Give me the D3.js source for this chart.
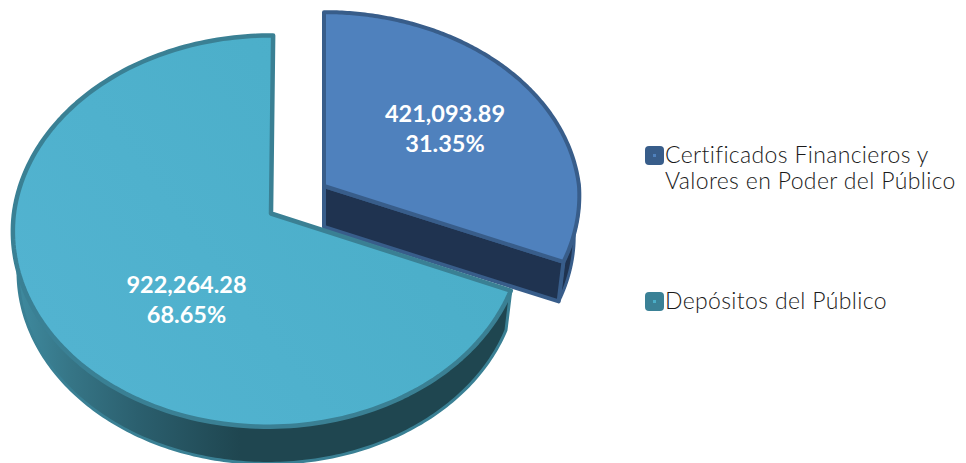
<!DOCTYPE html>
<html><head><meta charset="utf-8">
<style>html,body{margin:0;padding:0;background:#fff}svg{display:block}</style>
<script src="https://cdn.jsdelivr.net/npm/d3@7/dist/d3.min.js"></script>
</head><body>
<svg id="c" width="966" height="463"></svg>
<script>
const categories = ["Certificados Financieros y|Valores en Poder del Público", "Depósitos del Público"];
const values = [421093.89, 922264.28];

const svg = d3.select("#c");
const defs = svg.append("defs");
const fmt = d3.format(",.2f"), pct = d3.format(".2%");
const total = d3.sum(values);
const pie = d3.pie().sort(null).value(d => d);
const arcs = pie(values);

const styles = [
  {cx:324, cy:186, b:255, a:189, k:.087, m:0, skew:.05, skewUp:0, fill:"#4f81bd", stroke:"#385d8a", wall:"#1f3350"},
  {cx:271, cy:213.5, b:254, a:194, k:.09, m:.012, skew:0, skewUp:.012, fill:"url(#tealTop)", stroke:"#3a8094", wall:"url(#tealWall)"}
];
const depth = 41, depthScale = .98;

function project(s, t, r, d) {
  const u = r * Math.sin(t), v = -r * Math.cos(t);
  const den = 1 - s.k * v + s.m * u;
  let x = s.b * u / den, y = s.a * v / den;
  if (y > 0) x -= s.skew * y; else x -= s.skewUp * y;
  if (d) { x *= depthScale; y = y * depthScale + depth; }
  return [s.cx + x, s.cy + y];
}
const angleSteps = (a0, a1) => d3.range(0, 181).map(i => d3.interpolateNumber(a0, a1)(i / 180));
const line = d3.line();
const deg = d3.scaleLinear().domain([0, 360]).range([0, 2 * Math.PI]);

const g1 = defs.append("linearGradient").attr("id","tealWall").attr("gradientUnits","userSpaceOnUse")
  .attr("x1",15).attr("x2",240).attr("y1",0).attr("y2",0);
[[0,"#3f8ba0"],[.25,"#367586"],[.55,"#2b5f6e"],[1,"#1f4650"]].forEach(d=>g1.append("stop").attr("offset",d[0]).attr("stop-color",d[1]));
const g2 = defs.append("linearGradient").attr("id","tealTop").attr("gradientUnits","userSpaceOnUse")
  .attr("x1",100).attr("y1",400).attr("x2",500).attr("y2",100);
[[0,"#52b3d0"],[1,"#49adc7"]].forEach(d=>g2.append("stop").attr("offset",d[0]).attr("stop-color",d[1]));

// Blue slice: outer wall, cut face, top
(function(){
  const s = styles[0], A = arcs[0];
  const top = angleSteps(deg(88), A.endAngle).map(t => project(s,t,1,false));
  const bot = angleSteps(deg(88), A.endAngle).map(t => project(s,t,1,true)).reverse();
  svg.append("path").attr("d", line(top.concat(bot))+"Z").attr("fill",s.wall).attr("stroke",s.stroke).attr("stroke-width",3).attr("stroke-linejoin","round");
  const face = [project(s,0,0,false), project(s,A.endAngle,1,false), project(s,A.endAngle,1,true), project(s,0,0,true)];
  svg.append("path").attr("d", line(face)+"Z").attr("fill",s.wall).attr("stroke",s.stroke).attr("stroke-width",4).attr("stroke-linejoin","round");
  const pts = [[s.cx,s.cy]].concat(angleSteps(A.startAngle,A.endAngle).map(t=>project(s,t,1,false)));
  svg.append("path").attr("d", line(pts)+"Z").attr("fill",s.fill).attr("stroke",s.stroke).attr("stroke-width",4).attr("stroke-linejoin","round");
})();

// Teal slice: outer wall, top
(function(){
  const s = styles[1], A = arcs[1];
  const top = angleSteps(A.startAngle, deg(278)).map(t => project(s,t,1,false));
  const bot = angleSteps(A.startAngle, deg(278)).map(t => project(s,t,1,true)).reverse();
  svg.append("path").attr("d", line(top.concat(bot))+"Z").attr("fill",s.wall).attr("stroke",s.stroke).attr("stroke-width",3).attr("stroke-linejoin","round");
  const pts = [[s.cx,s.cy]].concat(angleSteps(A.startAngle,A.endAngle).map(t=>project(s,t,1,false)));
  svg.append("path").attr("d", line(pts)+"Z").attr("fill",s.fill).attr("stroke",s.stroke).attr("stroke-width",4.5).attr("stroke-linejoin","round");
})();

// Value labels
const labelPos = [{x:445,y:[122,152]},{x:186.5,y:[293,323]}];
values.forEach((v,i)=>{
  [fmt(v), pct(v/total)].forEach((t,j)=>{
    svg.append("text").attr("x",labelPos[i].x).attr("y",labelPos[i].y[j]).attr("text-anchor","middle")
      .attr("font-family","Lato").attr("font-weight",700).attr("font-size",23.5).attr("fill","#fff").text(t);
  });
});

// Legend
const legendY = [146, 292];
const swatch = [["#385d8a","#4f81bd"],["#3a8196","#4aaec8"]];
categories.forEach((c,i)=>{
  const y = legendY[i];
  svg.append("rect").attr("x",645).attr("y",y).attr("width",19).attr("height",19).attr("rx",4).attr("fill",swatch[i][0]);
  svg.append("rect").attr("x",653).attr("y",y+8).attr("width",3).attr("height",3).attr("fill",swatch[i][1]);
  c.split("|").forEach((t,j)=>{
    svg.append("text").attr("x",665).attr("y",y+17+j*26).attr("font-family","Lato").attr("font-weight",300)
      .attr("font-size",23).attr("letter-spacing",.35).attr("fill","#1a1a1a").text(t);
  });
});
</script>
</body></html>
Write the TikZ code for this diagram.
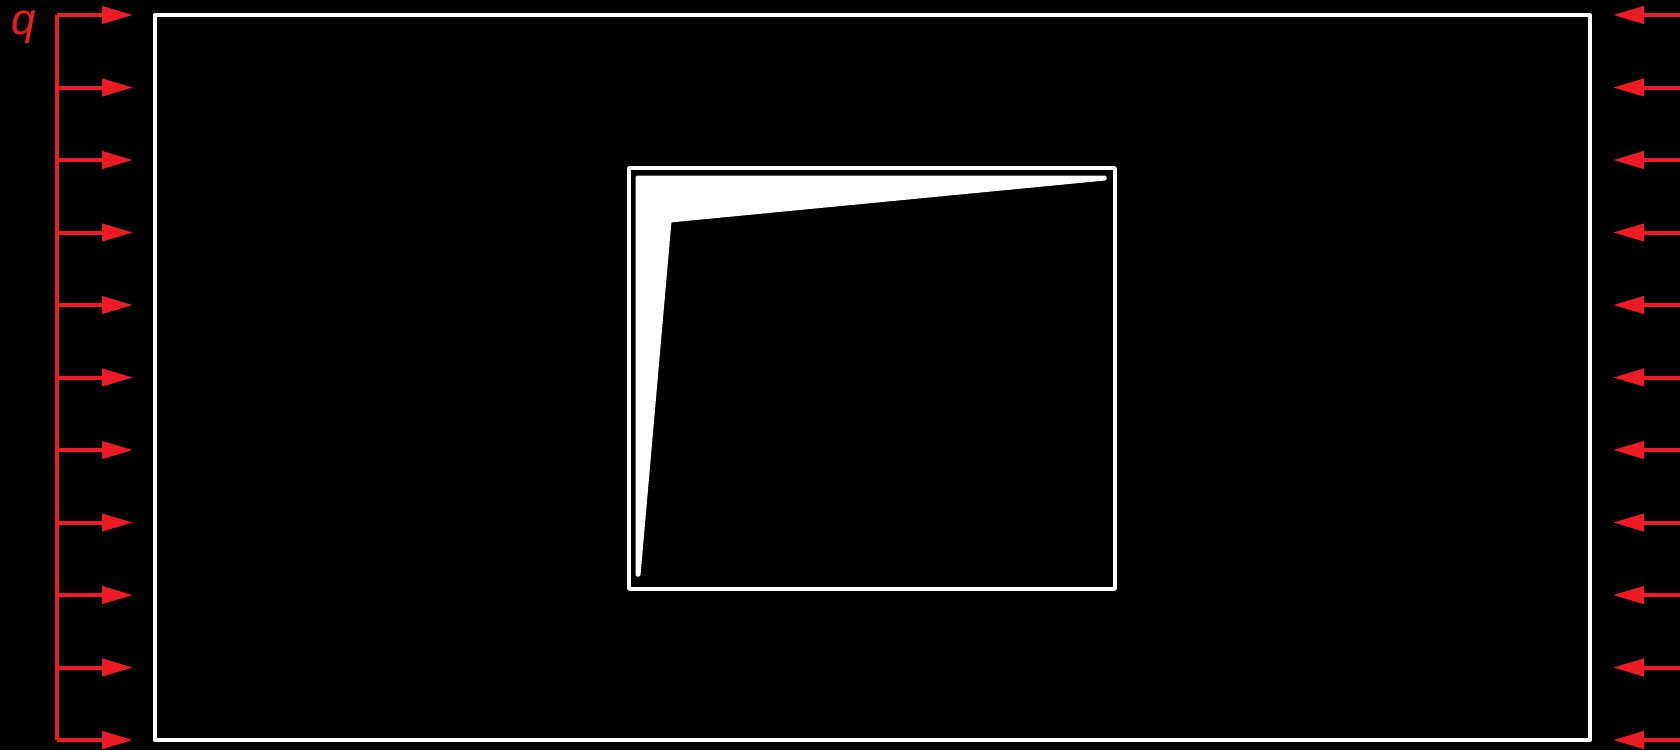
\documentclass[tikz,border=0pt]{standalone}
\usepackage{fontspec}
\setmainfont{Liberation Sans}
\usetikzlibrary{arrows.meta}
\definecolor{loadred}{HTML}{ED1C24}
\tikzset{
  load/.style={draw=loadred, line width=4pt, -{Triangle[length=31pt,width=17pt]}},
  frame/.style={draw=white, line width=4pt, line join=round},
}
\begin{document}
\begin{tikzpicture}[x=1pt,y=-1pt]
\useasboundingbox (0,0) rectangle (1680,750);
\fill[black] (0,0) rectangle (1680,750);
% outer plate
\draw[frame] (155,15) rectangle (1590,740);
% inner hole
\draw[frame, line width=3.5pt] (629,168) rectangle (1115,589);
% white wedge
\filldraw[white, line width=3pt, line join=round]
  (637,177) -- (1105,177) -- (1105,179) -- (670,221) -- (639,575) -- (637,575) -- cycle;
% left loads
\draw[draw=loadred, line width=4pt, rounded corners=2pt] (57,15) -- (57,740);
\foreach \i in {0,...,10}{
  \coordinate (L\i) at (57,15+72.5*\i);
  \coordinate (LT\i) at (133,15+72.5*\i);
  \draw[load] (L\i) -- (LT\i);
  \coordinate (R\i) at (1690,15+72.5*\i);
  \coordinate (RT\i) at (1613,15+72.5*\i);
  \draw[load] (R\i) -- (RT\i);
}
\node[anchor=base, text=loadred, inner sep=0pt, font=\fontsize{44}{48}\selectfont\itshape] (q) at (24,34) {q};
\end{tikzpicture}
\end{document}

• **Work to be completed**
Omit the pictures and give the material again, exactly and in full.

• **The result**
Give me the D3.js source for this chart.
<!DOCTYPE html>
<html><head><meta charset="utf-8">
<style>html,body{margin:0;padding:0;background:#fff}svg{display:block}</style>
<script src="https://cdn.jsdelivr.net/npm/d3@7/dist/d3.min.js"></script>
</head><body>
<svg id="c" width="966" height="463"></svg>
<script>
const categories = ["Certificados Financieros y|Valores en Poder del Público", "Depósitos del Público"];
const values = [421093.89, 922264.28];

const svg = d3.select("#c");
const defs = svg.append("defs");
const fmt = d3.format(",.2f"), pct = d3.format(".2%");
const total = d3.sum(values);
const pie = d3.pie().sort(null).value(d => d);
const arcs = pie(values);

const styles = [
  {cx:324, cy:186, b:255, a:189, k:.087, m:0, skew:.05, skewUp:0, fill:"#4f81bd", stroke:"#385d8a", wall:"#1f3350"},
  {cx:271, cy:213.5, b:254, a:194, k:.09, m:.012, skew:0, skewUp:.012, fill:"url(#tealTop)", stroke:"#3a8094", wall:"url(#tealWall)"}
];
const depth = 41, depthScale = .98;

function project(s, t, r, d) {
  const u = r * Math.sin(t), v = -r * Math.cos(t);
  const den = 1 - s.k * v + s.m * u;
  let x = s.b * u / den, y = s.a * v / den;
  if (y > 0) x -= s.skew * y; else x -= s.skewUp * y;
  if (d) { x *= depthScale; y = y * depthScale + depth; }
  return [s.cx + x, s.cy + y];
}
const angleSteps = (a0, a1) => d3.range(0, 181).map(i => d3.interpolateNumber(a0, a1)(i / 180));
const line = d3.line();
const deg = d3.scaleLinear().domain([0, 360]).range([0, 2 * Math.PI]);

const g1 = defs.append("linearGradient").attr("id","tealWall").attr("gradientUnits","userSpaceOnUse")
  .attr("x1",15).attr("x2",240).attr("y1",0).attr("y2",0);
[[0,"#3f8ba0"],[.25,"#367586"],[.55,"#2b5f6e"],[1,"#1f4650"]].forEach(d=>g1.append("stop").attr("offset",d[0]).attr("stop-color",d[1]));
const g2 = defs.append("linearGradient").attr("id","tealTop").attr("gradientUnits","userSpaceOnUse")
  .attr("x1",100).attr("y1",400).attr("x2",500).attr("y2",100);
[[0,"#52b3d0"],[1,"#49adc7"]].forEach(d=>g2.append("stop").attr("offset",d[0]).attr("stop-color",d[1]));

// Blue slice: outer wall, cut face, top
(function(){
  const s = styles[0], A = arcs[0];
  const top = angleSteps(deg(88), A.endAngle).map(t => project(s,t,1,false));
  const bot = angleSteps(deg(88), A.endAngle).map(t => project(s,t,1,true)).reverse();
  svg.append("path").attr("d", line(top.concat(bot))+"Z").attr("fill",s.wall).attr("stroke",s.stroke).attr("stroke-width",3).attr("stroke-linejoin","round");
  const face = [project(s,0,0,false), project(s,A.endAngle,1,false), project(s,A.endAngle,1,true), project(s,0,0,true)];
  svg.append("path").attr("d", line(face)+"Z").attr("fill",s.wall).attr("stroke",s.stroke).attr("stroke-width",4).attr("stroke-linejoin","round");
  const pts = [[s.cx,s.cy]].concat(angleSteps(A.startAngle,A.endAngle).map(t=>project(s,t,1,false)));
  svg.append("path").attr("d", line(pts)+"Z").attr("fill",s.fill).attr("stroke",s.stroke).attr("stroke-width",4).attr("stroke-linejoin","round");
})();

// Teal slice: outer wall, top
(function(){
  const s = styles[1], A = arcs[1];
  const top = angleSteps(A.startAngle, deg(278)).map(t => project(s,t,1,false));
  const bot = angleSteps(A.startAngle, deg(278)).map(t => project(s,t,1,true)).reverse();
  svg.append("path").attr("d", line(top.concat(bot))+"Z").attr("fill",s.wall).attr("stroke",s.stroke).attr("stroke-width",3).attr("stroke-linejoin","round");
  const pts = [[s.cx,s.cy]].concat(angleSteps(A.startAngle,A.endAngle).map(t=>project(s,t,1,false)));
  svg.append("path").attr("d", line(pts)+"Z").attr("fill",s.fill).attr("stroke",s.stroke).attr("stroke-width",4.5).attr("stroke-linejoin","round");
})();

// Value labels
const labelPos = [{x:445,y:[122,152]},{x:186.5,y:[293,323]}];
values.forEach((v,i)=>{
  [fmt(v), pct(v/total)].forEach((t,j)=>{
    svg.append("text").attr("x",labelPos[i].x).attr("y",labelPos[i].y[j]).attr("text-anchor","middle")
      .attr("font-family","Lato").attr("font-weight",700).attr("font-size",23.5).attr("fill","#fff").text(t);
  });
});

// Legend
const legendY = [146, 292];
const swatch = [["#385d8a","#4f81bd"],["#3a8196","#4aaec8"]];
categories.forEach((c,i)=>{
  const y = legendY[i];
  svg.append("rect").attr("x",645).attr("y",y).attr("width",19).attr("height",19).attr("rx",4).attr("fill",swatch[i][0]);
  svg.append("rect").attr("x",653).attr("y",y+8).attr("width",3).attr("height",3).attr("fill",swatch[i][1]);
  c.split("|").forEach((t,j)=>{
    svg.append("text").attr("x",665).attr("y",y+17+j*26).attr("font-family","Lato").attr("font-weight",300)
      .attr("font-size",23).attr("letter-spacing",.35).attr("fill","#1a1a1a").text(t);
  });
});
</script>
</body></html>
Write the TikZ code for this diagram.
\documentclass[tikz,border=0pt]{standalone}
\usepackage{fontspec}
\setmainfont{Liberation Sans}
\usetikzlibrary{arrows.meta}
\definecolor{loadred}{HTML}{ED1C24}
\tikzset{
  load/.style={draw=loadred, line width=4pt, -{Triangle[length=31pt,width=17pt]}},
  frame/.style={draw=white, line width=4pt, line join=round},
}
\begin{document}
\begin{tikzpicture}[x=1pt,y=-1pt]
\useasboundingbox (0,0) rectangle (1680,750);
\fill[black] (0,0) rectangle (1680,750);
% outer plate
\draw[frame] (155,15) rectangle (1590,740);
% inner hole
\draw[frame, line width=3.5pt] (629,168) rectangle (1115,589);
% white wedge
\filldraw[white, line width=3pt, line join=round]
  (637,177) -- (1105,177) -- (1105,179) -- (670,221) -- (639,575) -- (637,575) -- cycle;
% left loads
\draw[draw=loadred, line width=4pt, rounded corners=2pt] (57,15) -- (57,740);
\foreach \i in {0,...,10}{
  \coordinate (L\i) at (57,15+72.5*\i);
  \coordinate (LT\i) at (133,15+72.5*\i);
  \draw[load] (L\i) -- (LT\i);
  \coordinate (R\i) at (1690,15+72.5*\i);
  \coordinate (RT\i) at (1613,15+72.5*\i);
  \draw[load] (R\i) -- (RT\i);
}
\node[anchor=base, text=loadred, inner sep=0pt, font=\fontsize{44}{48}\selectfont\itshape] (q) at (24,34) {q};
\end{tikzpicture}
\end{document}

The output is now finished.